What’s particularly interesting, given the way in which many scholars have tied the development of alphabetic script to the history of oppression, is that the letters of the first word (ayin, bet, dalet) spell the word “slave.” Though Höflmayer stresses that this could be purely accidental as these letters form the beginning of many ancient words, some might wish to read more here. Perhaps it is possible that an enslaved person was involved in the production of this inscription we certainly shouldn’t exclude this possibility form the history of writing.
Not everyone is convinced by Höflmayer’s arguments. What makes this discovery important, Seth Sanders, a professor of religious studies at UC-Davis and author of the book The Invention of Hebrew told me, is that it was found in a “securely dated context.” So much of this conversation rests on when we date the composition of various fragments of ancient writing. For Sanders this inscription “is absolutely not a missing link or game-changer.” There are, he told me, four earlier inscriptions from the region, but the authors of the new study dispute the dating of these objects. The result is that this new inscription looks more “unique and important.” Sanders told the Daily Beast that he looks “forward to a real epigraphic treatment (with comparison of orientation and letterforms and a script chart) that would help both epigraphers and laypeople get a more detailed evidence-based picture.”

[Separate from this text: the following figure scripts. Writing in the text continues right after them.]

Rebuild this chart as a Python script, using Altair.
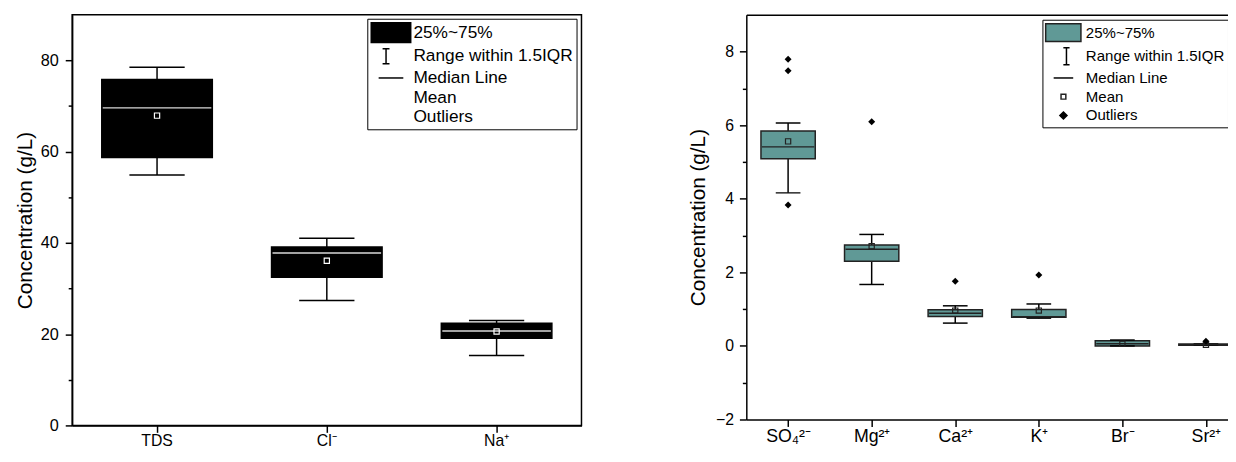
import json
import altair as alt
import pandas as pd

# ---------------- data ----------------
left_cats = ["TDS", "Cl⁻", "Na⁺"]
left_lo = [54.9, 27.4, 15.3]
left_q1 = [58.7, 32.5, 19.1]
left_med = [69.6, 37.8, 20.7]
left_q3 = [75.8, 39.1, 22.4]
left_hi = [78.5, 41.0, 23.0]
left_mean = [67.9, 36.1, 20.6]

right_cats = ["SO₄²⁻", "Mg²⁺", "Ca²⁺", "K⁺", "Br⁻", "Sr²⁺"]
right_lo = [4.16, 1.67, 0.62, 0.755, 0.0, 0.02]
right_q1 = [5.09, 2.30, 0.80, 0.78, 0.0, 0.02]
right_med = [5.41, 2.63, 0.89, 0.79, 0.06, 0.03]
right_q3 = [5.84, 2.74, 0.98, 0.99, 0.14, 0.05]
right_hi = [6.06, 3.03, 1.09, 1.14, 0.16, 0.05]
right_mean = [5.56, 2.71, 0.96, 0.96, 0.06, 0.03]

out_cats = ["SO₄²⁻", "SO₄²⁻", "SO₄²⁻", "Mg²⁺", "Ca²⁺", "K⁺", "Sr²⁺"]
out_vals = [7.79, 7.48, 3.83, 6.09, 1.76, 1.93, 0.13]

legend_items = ["25%~75%", "Range within 1.5IQR", "Median Line", "Mean", "Outliers"]

TEAL = "#609996"
FONT = "Liberation Sans"
YTITLE = "Concentration (g/L)"


def legend_shapes(sx0, sx1, sh, cx, icx, ih, lh):
    return [
        f"M{sx0},-{sh}H{sx1}V{sh}H{sx0}Z",
        f"M{icx - 0.35},-{ih}H{icx + 0.35}M{icx},-{ih}V{ih}M{icx - 0.35},{ih}H{icx + 0.35}",
        f"M{cx - lh},0H{cx + lh}",
        f"M{cx - 0.27},-0.27H{cx + 0.27}V0.27H{cx - 0.27}Z",
        f"M{cx},-0.4L{cx + 0.4},0L{cx},0.4L{cx - 0.4},0Z",
    ]


def make_legend(leg_x, leg_y, leg_font, sym_size, lab_off, shapes, fills, strokes):
    ldf = pd.DataFrame({"item": legend_items})
    leg = alt.Legend(title=None, orient="none", legendX=leg_x, legendY=leg_y,
                     symbolSize=sym_size, symbolStrokeWidth=1.5, symbolOpacity=1,
                     labelFontSize=leg_font, labelFont=FONT, labelColor="black",
                     labelLimit=400, labelOffset=lab_off, rowPadding=0,
                     padding=3, strokeColor="black", fillColor="white")
    return alt.Chart(ldf).mark_point(filled=True, opacity=0).encode(
        shape=alt.Shape("item:N", sort=legend_items,
                        scale=alt.Scale(domain=legend_items, range=shapes),
                        legend=leg),
        fill=alt.Fill("item:N", sort=legend_items,
                      scale=alt.Scale(domain=legend_items, range=fills),
                      legend=leg),
        stroke=alt.Stroke("item:N", sort=legend_items,
                          scale=alt.Scale(domain=legend_items, range=strokes),
                          legend=leg),
    )


def y_axis(yvals, major, yfont, lab_pad, title_pad):
    return alt.Axis(values=yvals,
                    labelExpr=f"datum.value % {major} == 0 ? datum.label : ''",
                    tickSize={"condition": {"test": f"datum.value % {major} != 0",
                                            "value": 4}, "value": 7},
                    labelPadding=lab_pad, labelFontSize=yfont,
                    titleFontSize=21, titlePadding=title_pad)


# ---------------- left panel (band scale, full frame) ----------------
ldf_box = pd.DataFrame({"cat": left_cats, "lo": left_lo, "q1": left_q1,
                        "med": left_med, "q3": left_q3, "hi": left_hi,
                        "mean": left_mean})
l_xscale = alt.Scale(domain=left_cats, paddingInner=0, paddingOuter=0)
l_xaxis = alt.Axis(labelAngle=0, tickSize=7, labelPadding=0, labelFontSize=16,
                   title=None)
l_yscale = alt.Scale(domain=[0, 90], nice=False, zero=False)
l_yaxis = y_axis(list(range(0, 81, 10)), 20, 16.5, 7, 5)


def LX():
    return alt.X("cat:N", scale=l_xscale, axis=l_xaxis, sort=left_cats)


def LY(f):
    return alt.Y(f"{f}:Q", scale=l_yscale, axis=l_yaxis, title=YTITLE)


lb = alt.Chart(ldf_box)
left = alt.layer(
    lb.mark_rule(color="black", strokeWidth=1.5).encode(x=LX(), y=LY("lo"), y2="hi:Q"),
    lb.mark_bar(size=112, color="black", stroke="black", strokeWidth=1.5,
                opacity=1).encode(x=LX(), y=LY("q1"), y2="q3:Q"),
    lb.mark_tick(size=56, thickness=1.5, color="black", opacity=1).encode(x=LX(), y=LY("lo")),
    lb.mark_tick(size=56, thickness=1.5, color="black", opacity=1).encode(x=LX(), y=LY("hi")),
    lb.mark_tick(size=110, thickness=1.5, color="#d8d8d8", opacity=1).encode(x=LX(), y=LY("med")),
    lb.mark_point(shape="square", size=28, filled=False, color="white",
                  strokeWidth=1.2, opacity=1).encode(x=LX(), y=LY("mean")),
    make_legend(299, 4, 17.5, 400, 21.7,
                legend_shapes(-1, 3, 1, 1, 0.5, 0.75, 1.25),
                ["black", "transparent", "transparent", "transparent", "transparent"],
                ["black", "black", "black", "white", "white"]),
).properties(width=516, height=416)

# ---------------- right panel (runs past the page edge, as in the reference) ----------------
R_W = 508
rdf_box = pd.DataFrame({"i": list(range(len(right_cats))), "lo": right_lo,
                        "q1": right_q1, "med": right_med, "q3": right_q3,
                        "hi": right_hi, "mean": right_mean})
odf = pd.DataFrame({"i": [right_cats.index(c) for c in out_cats], "v": out_vals})

r_xscale = alt.Scale(domain=[-0.5, len(right_cats) - 0.5], nice=False, zero=False,
                     padding=0)
r_xaxis = alt.Axis(values=list(range(len(right_cats))), tickSize=7, labelPadding=1,
                   labelFontSize=18, labelAngle=0, title=None, grid=False,
                   labelExpr=f"{json.dumps(right_cats, ensure_ascii=False)}[datum.value]")
r_topaxis = alt.Axis(orient="top", labels=False, ticks=False, domain=True,
                     title=None, grid=False)
r_yscale = alt.Scale(domain=[-2, 9], nice=False, zero=False, padding=0)
r_yaxis = y_axis(list(range(-2, 9)), 2, 16, 6, 7)


def RX(axis=None):
    if axis is None:
        return alt.X("i:Q", scale=r_xscale, axis=None)
    return alt.X("i:Q", scale=r_xscale, axis=axis)


def RY(f):
    return alt.Y(f"{f}:Q", scale=r_yscale, axis=r_yaxis, title=YTITLE)


rb = alt.Chart(rdf_box)
right = alt.layer(
    rb.mark_rule(color="black", strokeWidth=1.5).encode(x=RX(r_xaxis), y=RY("lo"), y2="hi:Q"),
    rb.mark_bar(width=55, color=TEAL, stroke="#222222", strokeWidth=1.5,
                opacity=1).encode(x=RX(), y=RY("q1"), y2="q3:Q"),
    rb.mark_tick(orient="horizontal", size=25, thickness=1.5, color="black",
                 opacity=1).encode(x=RX(), y=RY("lo")),
    rb.mark_tick(orient="horizontal", size=25, thickness=1.5, color="black",
                 opacity=1).encode(x=RX(), y=RY("hi")),
    rb.mark_tick(orient="horizontal", size=53, thickness=1.5, color="#222222",
                 opacity=1).encode(x=RX(), y=RY("med")),
    rb.mark_point(shape="square", size=28, filled=False, color="#222222",
                  strokeWidth=1.2, opacity=1).encode(x=RX(), y=RY("mean")),
    alt.Chart(odf).mark_point(shape="diamond", size=50, filled=True, color="black",
                              opacity=1).encode(x=RX(r_topaxis), y=RY("v")),
    make_legend(300, 5, 15.2, 324, 21,
                legend_shapes(-1.08, 2.89, 1, 0.92, 1.26, 0.95, 1.1),
                [TEAL, "transparent", "transparent", "white", "black"],
                ["#222222", "black", "black", "#222222", "black"]),
).resolve_axis(x="independent").properties(
    width=R_W, height=410, view=alt.ViewBackground(stroke="transparent"))

# negative right padding crops the drawing at the window edge, like the reference
chart = alt.hconcat(left, right, spacing=106).resolve_scale(
    x="independent", y="independent", shape="independent",
    fill="independent", stroke="independent"
).resolve_legend(shape="independent", fill="independent", stroke="independent"
).properties(
    padding={"left": 5, "top": 3, "right": -21, "bottom": -3}
).configure_view(
    stroke="black", strokeWidth=1.5
).configure_axis(
    domainColor="black", domainWidth=1.5, tickColor="black", tickWidth=1.5,
    labelColor="black", titleColor="black", labelFont=FONT, titleFont=FONT,
    titleFontWeight="normal", grid=False
)

chart.save("out.html", embed_options={"renderer": "svg", "actions": False})
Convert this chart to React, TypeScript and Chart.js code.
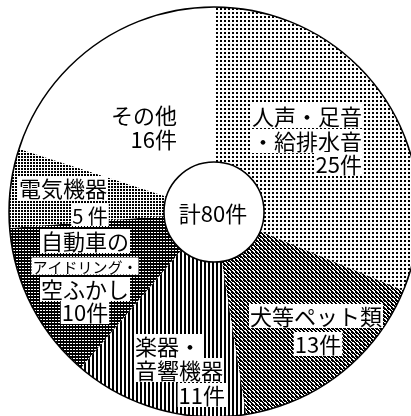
import { useEffect, useRef } from 'react';
import { Chart, registerables } from 'chart.js';

Chart.register(...registerables);

const categories = ['人声・足音・給排水音', '犬等ペット類', '楽器・音響機器', '自動車のアイドリング・空ふかし', '電気機器', 'その他'];
const counts = [25, 13, 11, 10, 5, 16];
const totalLabel = '計80件';
const labelLines = [
  ['人声・足音', '・給排水音', '25件'],
  ['犬等ペット類', '13件'],
  ['楽器・', '音響機器', '11件'],
  ['自動車の', 'アイドリング・', '空ふかし', '10件'],
  ['電気機器', '5 件'],
  ['その他', '16件'],
];

// layout of label lines: [dx, dy, align, fontSize] relative to pie centre
const labelLayout: [number, number, CanvasTextAlign, number][][] = [
  [[148, -96, 'right', 22], [148, -71, 'right', 22], [148, -48, 'right', 22]],
  [[102, 104, 'center', 22], [104, 132, 'center', 22]],
  [[-79, 134, 'left', 22], [-79, 158, 'left', 22], [11, 183, 'right', 22]],
  [[-129, 29, 'center', 22], [-129, 54, 'center', 15], [-129, 77, 'center', 22], [-129, 100, 'center', 22]],
  [[-151, -24, 'center', 22], [-124, 3, 'center', 20]],
  [[-37, -97, 'right', 22], [-37, -73, 'right', 22]],
];

function makePattern(kind: string): CanvasPattern | string {
  const c = document.createElement('canvas');
  const ctx = c.getContext('2d')!;
  const px = (x: number, y: number) => ctx.fillRect(x, y, 1, 1);
  if (kind === 'dots') {
    c.width = 4; c.height = 4;
    ctx.fillStyle = '#fff'; ctx.fillRect(0, 0, 4, 4);
    ctx.fillStyle = '#000';
    ctx.fillRect(0, 0, 2, 2);
  } else if (kind === 'diag') {
    c.width = 4; c.height = 4;
    ctx.fillStyle = '#fff'; ctx.fillRect(0, 0, 4, 4);
    ctx.fillStyle = '#000';
    for (let i = 0; i < 4; i++) { px(i, i); px((i + 1) % 4, i); }
    px(3, 0); px(0, 1);
  } else if (kind === 'vert') {
    c.width = 4; c.height = 4;
    ctx.fillStyle = '#fff'; ctx.fillRect(0, 0, 4, 4);
    ctx.fillStyle = '#000';
    ctx.fillRect(0, 0, 2, 4);
  } else if (kind === 'dense') {
    c.width = 3; c.height = 3;
    ctx.fillStyle = '#000'; ctx.fillRect(0, 0, 3, 3);
    ctx.fillStyle = '#fff';
    px(1, 1); px(2, 1);
  } else if (kind === 'dots2') {
    c.width = 3; c.height = 3;
    ctx.fillStyle = '#fff'; ctx.fillRect(0, 0, 3, 3);
    ctx.fillStyle = '#000';
    ctx.fillRect(0, 0, 2, 2);
  } else {
    return '#ffffff';
  }
  return ctx.createPattern(c, 'repeat')!;
}

const patternKinds = ['dots', 'diag', 'vert', 'dense', 'dots2', 'white'];
const FONT = '"Noto Sans CJK JP", sans-serif';

const overlayPlugin = {
  id: 'overlay',
  afterDatasetsDraw(chart: any) {
    const meta = chart.getDatasetMeta(0);
    const arc = meta.data[0];
    if (!arc) return;
    const { x: cx, y: cy, outerRadius, innerRadius } = arc.getProps(['x', 'y', 'outerRadius', 'innerRadius'], true);
    const ctx: CanvasRenderingContext2D = chart.ctx;
    ctx.save();
    ctx.beginPath();
    ctx.arc(cx, cy, outerRadius, 0, Math.PI * 2);
    ctx.lineWidth = 1.5;
    ctx.strokeStyle = '#000';
    ctx.stroke();
    ctx.beginPath();
    ctx.arc(cx, cy, innerRadius, 0, Math.PI * 2);
    ctx.fillStyle = '#fff';
    ctx.fill();
    ctx.stroke();
    ctx.textBaseline = 'middle';
    labelLines.forEach((lines, i) => {
      lines.forEach((t, j) => {
        const [dx, dy, align, size] = labelLayout[i][j];
        ctx.font = `${size}px ${FONT}`;
        ctx.textAlign = align;
        const w = ctx.measureText(t).width;
        const x = cx + dx;
        const y = cy + dy;
        const left = align === 'right' ? x - w : align === 'center' ? x - w / 2 : x;
        ctx.fillStyle = '#fff';
        ctx.fillRect(left - 1, y - size / 2 - 1, w + 2, size + 2);
        ctx.fillStyle = '#000';
        ctx.fillText(t, x, y + 1);
      });
    });
    ctx.font = `22px ${FONT}`;
    ctx.textAlign = 'center';
    ctx.fillStyle = '#000';
    ctx.fillText(totalLabel, cx - 1, cy + 2);
    ctx.restore();
  },
};

export default function App() {
  const ref = useRef<HTMLCanvasElement>(null);
  useEffect(() => {
    document.body.style.margin = '0';
    document.body.style.overflow = 'hidden';
    const chart = new Chart(ref.current!, {
      type: 'doughnut',
      data: {
        labels: categories,
        datasets: [{
          data: counts,
          backgroundColor: patternKinds.map(makePattern) as any,
          borderWidth: 0,
        }],
      },
      options: {
        responsive: false,
        animation: false,
        cutout: '24.4%',
        layout: { padding: { left: 9, right: 9, top: 7, bottom: 7 } },
        plugins: { legend: { display: false }, tooltip: { enabled: false } },
      },
      plugins: [overlayPlugin],
    });
    return () => chart.destroy();
  }, []);
  return (
    <div style={{ position: 'fixed', left: 0, top: 0, width: 411, height: 416, overflow: 'hidden', background: '#fff' }}>
      <canvas ref={ref} width={428} height={424} style={{ width: 428, height: 424, display: 'block' }} />
    </div>
  );
}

In either case, the discovery and publication of the new inscription provides more information about the history of the alphabet and helps establish Tel Lachish as “an early centre of writing” in the ancient world. The preponderance of alphabetic scription from bowls, tombs, and a temple suggest that this is one of the places that the Semitic alphabet developed. Over the followed centuries, the Greeks (and, following them, the Romans) adopted an alphabetized writing system. And of course English—and many other languages—use the Latin writing system and Hindu-Arabic numerals to this day.